Это была Фурцева. То есть, у Тани, не знаю, почему, был какой-то или страх, или почтение к закону и власти, и это, конечно, сыграло отрицательную роль в ее жизни. Таня Самойлова - актриса высочайшего уровня и плана, хотя свои лучшие роли она, к сожалению, не сыграла.
Иван Толстой: Сколько лет продолжался ваш брак?
Сол Шульман: Четыре года. Потом мы разошлись. Без эксцессов - просто тихо, мирно разошлись. У каждого были свои задачи. Понимаете, брак режиссера с актрисой может быть в том случае, если они делают одно и то же дело. Вот, скажем, у Михаила Ильича Ромма (я, конечно, не сравниваю себя с ним) и его жены… брак был очень крепкий, потому что она играла во всех его фильмах, и это было общее дело для них. У нас с Таней, к сожалению, общего дела не было. Я был документалист, я ездил все время по глухим точкам, Таня оставалась одна в это время, если не работала, была у моих родителей в том самом Бобруйске, о котором я говорил. Она любила быть у моей мамы. Таня была человеком не совсем здоровым, мама ее лечила. Ну, в общем, не все сложилось, короче говоря.
Иван Толстой: Сол, поскольку вы много лет прожили за границей, расскажите нам, чем закончилась ваша кинокарьера в Советском Союзе, до какого года она продолжалась, сколько вы режиссировали в отечестве?
Сол Шульман: После фильма, о котором я вам рассказывал, ''Среди белого дня'', я получил приглашения чуть ли не со всех студии Союза. Естественно, если о фильме заговорил Аджубей…, Хрущев сказал два слова, то, вы понимаете, в то время все приглашали. Как-то раздался звонок и меня пригласил Сергей Михалков, он тогда вел ''Фитиль'', помните, был такой документальный сборник, сатирический журнал. Но в то же самое время раздался еще один звонок, и меня пригласил Владимир Адольфович Шнейдеров в Географическое объединение - путешествия. Это была для меня романтика, я всю жизнь мечтал о путешествиях, это была моя стихия, и я, не задумываясь, бросился к Шнейдерову. Со Шнейдеровым я проработал 10 лет. Большей любви и близости у меня в кино ни с кем не было, как с ним. Даже шутили, что я - незаконный сын Шнейдерова. Шнейдеров меня очень любил. Первый фильм, который я сделал для ''Альманаха кинопутешествий'' (тогда еще не ''Альманах'' был, а ''Десять минут по СССР''), Шнейдеров посмотрел и сказал: ''Ну что, мы отправили его с заданием снять сюжет о курице, а он привез поэму о лебеде. Мне нравится''.

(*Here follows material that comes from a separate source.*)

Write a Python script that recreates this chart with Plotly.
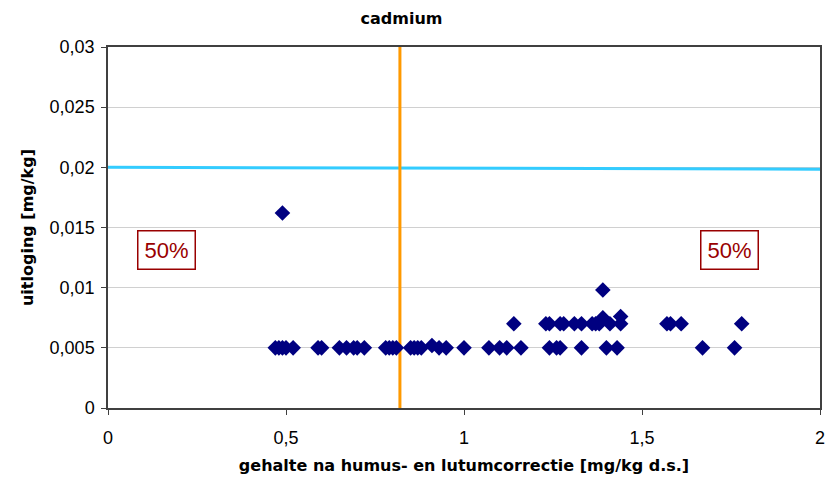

Так началась наша дружба. Она длилась 10 лет, до дня его смерти. Я ушел из этого ''Альманаха'' тогда, когда умер Шнейдеров, и тогда же я уехал работать за границу.

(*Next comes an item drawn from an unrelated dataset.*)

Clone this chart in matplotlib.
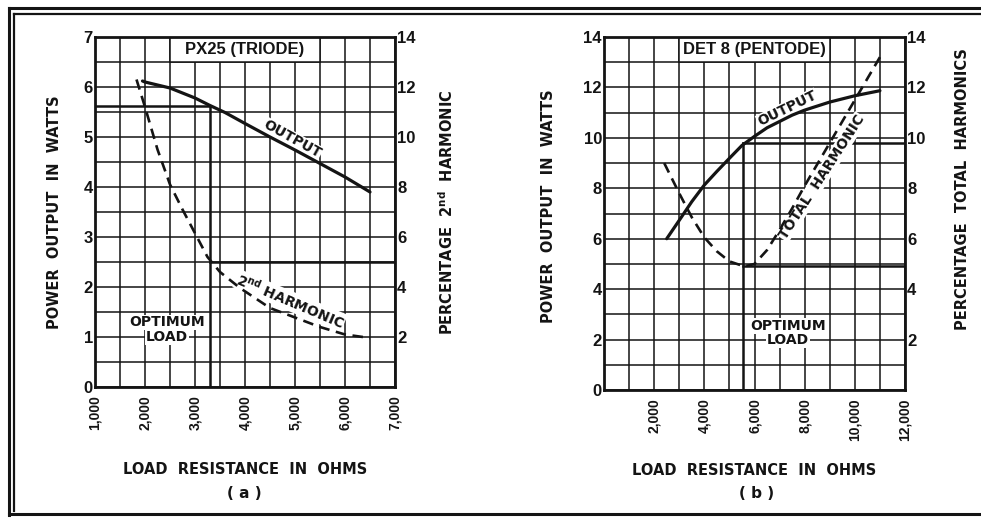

А вообще, я проработал 10 лет, снял до 40 фильмов жанра кинопутешествий, от Северного до Южного полюса, до Памира, и я остался в этой профессии на всю жизнь, я ни на что ее не променяю. За что я очень обижен на советское телевидение? Дело в том, что сейчас, когда спрашиваю на телевидении, кто такой Шнейдеров, половина людей не знает. Знают Сенкевича. Я ничего плохого не хочу сказать, он был прекрасный руководитель ''Альманаха кинопутешествий'', но он не был основателем ''Альманаха''. Я говорил ему многократно: ''Давай по-человечески назовем ''Альманах'' именем Шнейдерова. Это историческая правда''. Шнейдеров создал не только Альманах, Шнейдеров создал приключенческий жанр советского кино. Вспомните фильмы-классику — ''Джульбарс'', ''Ущелье Аламасов''... Он летал на самолетах и плавал на пароходах, спасая челюскинцев, он создавал этот жанр географического приключенческого фильма. Если в Америке непревзойденным жанром был ковбойский фильм, это их открытие, то такие фильмы, как ''Альманах кинопутешествий'', были созданы здесь, в России, Шнейдеровым. И то, что о нем не осталось памяти, что ''Альманах'' или студия не названа его именем… Там, где нет прошлого, нет будущего. Без прошлого нет будущего. Если мы забываем таких людей, мы закрываем свое будущее.
Иван Толстой: На этом мы заканчиваем первую программу с кинорежиссером, писателем, драматургом: Сол Шульман. Сказки о жизни. Продолжение через неделю.